> Task objective
Print nothing but the lines from the start of the listing below through the line that contains "XAxis, YAxis, CartesianGrid". Do not include the pictures.

> Data excerpt

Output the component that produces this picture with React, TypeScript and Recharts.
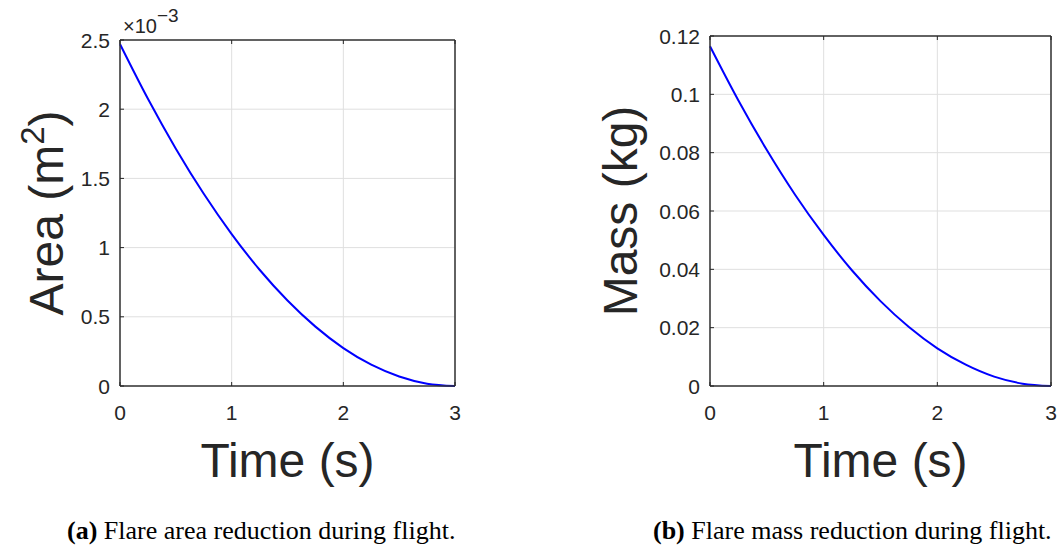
import { LineChart, Line, XAxis, YAxis, CartesianGrid } from 'recharts';

// flight time samples (s)
const timeSeconds = [0, 0.25, 0.5, 0.75, 1, 1.25, 1.5, 1.75, 2, 2.25, 2.5, 2.75, 3];
// flare area, in units of 1e-3 m^2
const areaMilli = [2.47, 2.075, 1.715, 1.389, 1.098, 0.84, 0.618, 0.429, 0.274, 0.154, 0.069, 0.017, 0];
// flare mass (kg)
const massKg = [0.1165, 0.0979, 0.0809, 0.0655, 0.0518, 0.0396, 0.0291, 0.0202, 0.0129, 0.0073, 0.0032, 0.0008, 0];

const timeTicks = [0, 1, 2, 3];
const areaTicks = [0, 0.5, 1, 1.5, 2, 2.5];
const massTicks = [0, 0.02, 0.04, 0.06, 0.08, 0.1, 0.12];

const captions = ['Flare area reduction during flight.', 'Flare mass reduction during flight.'];

const INK = '#262626';
const BOX = '#333333';
const GRID = '#dfdfdf';
const SANS = '"Liberation Sans", Arial, Helvetica, sans-serif';
const SERIF = '"Liberation Serif", "Times New Roman", serif';
const TICK_LEN = 4;
const CHART_H = 500;
const PLOT_BOTTOM = 386;

const areaData = timeSeconds.map((t, i) => ({ t, v: areaMilli[i] }));
const massData = timeSeconds.map((t, i) => ({ t, v: massKg[i] }));

const fmtNum = (v: number) => String(Number(v.toFixed(4)));

function LeftTick({ x, y, payload }: any) {
  return (
    <g>
      <line x1={x} x2={x + TICK_LEN} y1={y} y2={y} stroke={INK} />
      <text x={x - 10} y={y} dy="0.36em" textAnchor="end" fontSize={21} fill={INK} fontFamily={SANS}>
        {fmtNum(payload.value)}
      </text>
    </g>
  );
}

function RightTick({ x, y }: any) {
  return <line x1={x - TICK_LEN} x2={x} y1={y} y2={y} stroke={INK} />;
}

function BottomTick({ x, y, payload }: any) {
  return (
    <g>
      <line x1={x} x2={x} y1={y - TICK_LEN} y2={y} stroke={INK} />
      <text x={x} y={y + 34} textAnchor="middle" fontSize={21} fill={INK} fontFamily={SANS}>
        {payload.value}
      </text>
    </g>
  );
}

function TopTick({ x, y }: any) {
  return <line x1={x} x2={x} y1={y} y2={y + TICK_LEN} stroke={INK} />;
}

interface PanelProps {
  data: { t: number; v: number }[];
  yTicks: number[];
  left: number;
  width: number;
  axisWidth: number;
  top: number;
  rightGap: number;
  titleX: number;
  title: React.ReactNode;
  exponent?: boolean;
}

function Panel({ data, yTicks, left, width, axisWidth, top, rightGap, titleX, title, exponent }: PanelProps) {
  const plotRight = width - rightGap - 5;
  const midX = (axisWidth + plotRight) / 2;
  const midY = (top + PLOT_BOTTOM) / 2;
  const yMax = yTicks[yTicks.length - 1];
  const boxLine = { stroke: BOX, strokeWidth: 1.5 };

  const yTitle = () => (
    <g>
      <text
        x={titleX}
        y={midY}
        textAnchor="middle"
        transform={`rotate(-90, ${titleX}, ${midY})`}
        fontSize={48}
        fill={INK}
        fontFamily={SANS}
      >
        {title}
      </text>
      {exponent && (
        <text x={axisWidth + 3} y={33} fontSize={20} fill={INK} fontFamily={SANS}>
          ×10<tspan fontSize={19} dy={-11}>−3</tspan>
        </text>
      )}
    </g>
  );

  const xTitle = () => (
    <text x={midX} y={477} textAnchor="middle" fontSize={48} fill={INK} fontFamily={SANS}>
      Time (s)
    </text>
  );

  return (
    <div style={{ position: 'absolute', left, top: 0 }}>
      <LineChart width={width} height={CHART_H} data={data} margin={{ top: 0, right: rightGap, bottom: 0, left: 0 }}>
        <CartesianGrid xAxisId="b" yAxisId="l" stroke={GRID} strokeWidth={1} />
        <XAxis
          xAxisId="b"
          dataKey="t"
          type="number"
          domain={[0, 3]}
          ticks={timeTicks}
          height={CHART_H - PLOT_BOTTOM}
          tickSize={0}
          tickMargin={0}
          tickLine={false}
          axisLine={boxLine}
          tick={BottomTick}
          label={xTitle}
        />
        <XAxis
          xAxisId="t"
          orientation="top"
          dataKey="t"
          type="number"
          domain={[0, 3]}
          ticks={timeTicks}
          height={top}
          tickSize={0}
          tickMargin={0}
          tickLine={false}
          axisLine={boxLine}
          tick={TopTick}
        />
        <YAxis
          yAxisId="l"
          type="number"
          domain={[0, yMax]}
          ticks={yTicks}
          width={axisWidth}
          tickSize={0}
          tickMargin={0}
          tickLine={false}
          axisLine={boxLine}
          tick={LeftTick}
          label={yTitle}
        />
        <YAxis
          yAxisId="r"
          orientation="right"
          type="number"
          domain={[0, yMax]}
          ticks={yTicks}
          width={5}
          tickSize={0}
          tickMargin={0}
          tickLine={false}
          axisLine={boxLine}
          tick={RightTick}
        />
        <Line
          xAxisId="b"
          yAxisId="l"
          dataKey="v"
          type="monotone"
          stroke="#0000ff"
          strokeWidth={2}
          dot={false}
          isAnimationActive={false}
        />
      </LineChart>
    </div>
  );
}

export default function App() {
  return (
    <div style={{ position: 'absolute', left: 0, top: 0, width: 1057, height: 549, background: '#fff', overflow: 'hidden' }}>
      <Panel
        data={areaData}
        yTicks={areaTicks}
        left={0}
        width={520}
        axisWidth={120}
        top={40}
        rightGap={60}
        titleX={63}
        exponent
        title={
          <>
            Area (m<tspan fontSize={33} dy={-19}>2</tspan>
            <tspan dy={19}>)</tspan>
          </>
        }
      />
      <Panel
        data={massData}
        yTicks={massTicks}
        left={580}
        width={477}
        axisWidth={130}
        top={36}
        rightGap={1}
        titleX={57}
        title="Mass (kg)"
      />
      <svg width={1057} height={549} style={{ position: 'absolute', left: 0, top: 0, pointerEvents: 'none' }}>
        <text x={67} y={539} fontSize={26} fill="#000" fontFamily={SERIF}>
          <tspan fontWeight="bold">(a)</tspan> {captions[0]}
        </text>
        <text x={653} y={539} fontSize={26} fill="#000" fontFamily={SERIF}>
          <tspan fontWeight="bold">(b)</tspan> {captions[1]}
        </text>
      </svg>
    </div>
  );
}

> Problem solution
Output the component that produces this picture with React, TypeScript and Recharts.
import { LineChart, Line, XAxis, YAxis, CartesianGrid } from 'recharts';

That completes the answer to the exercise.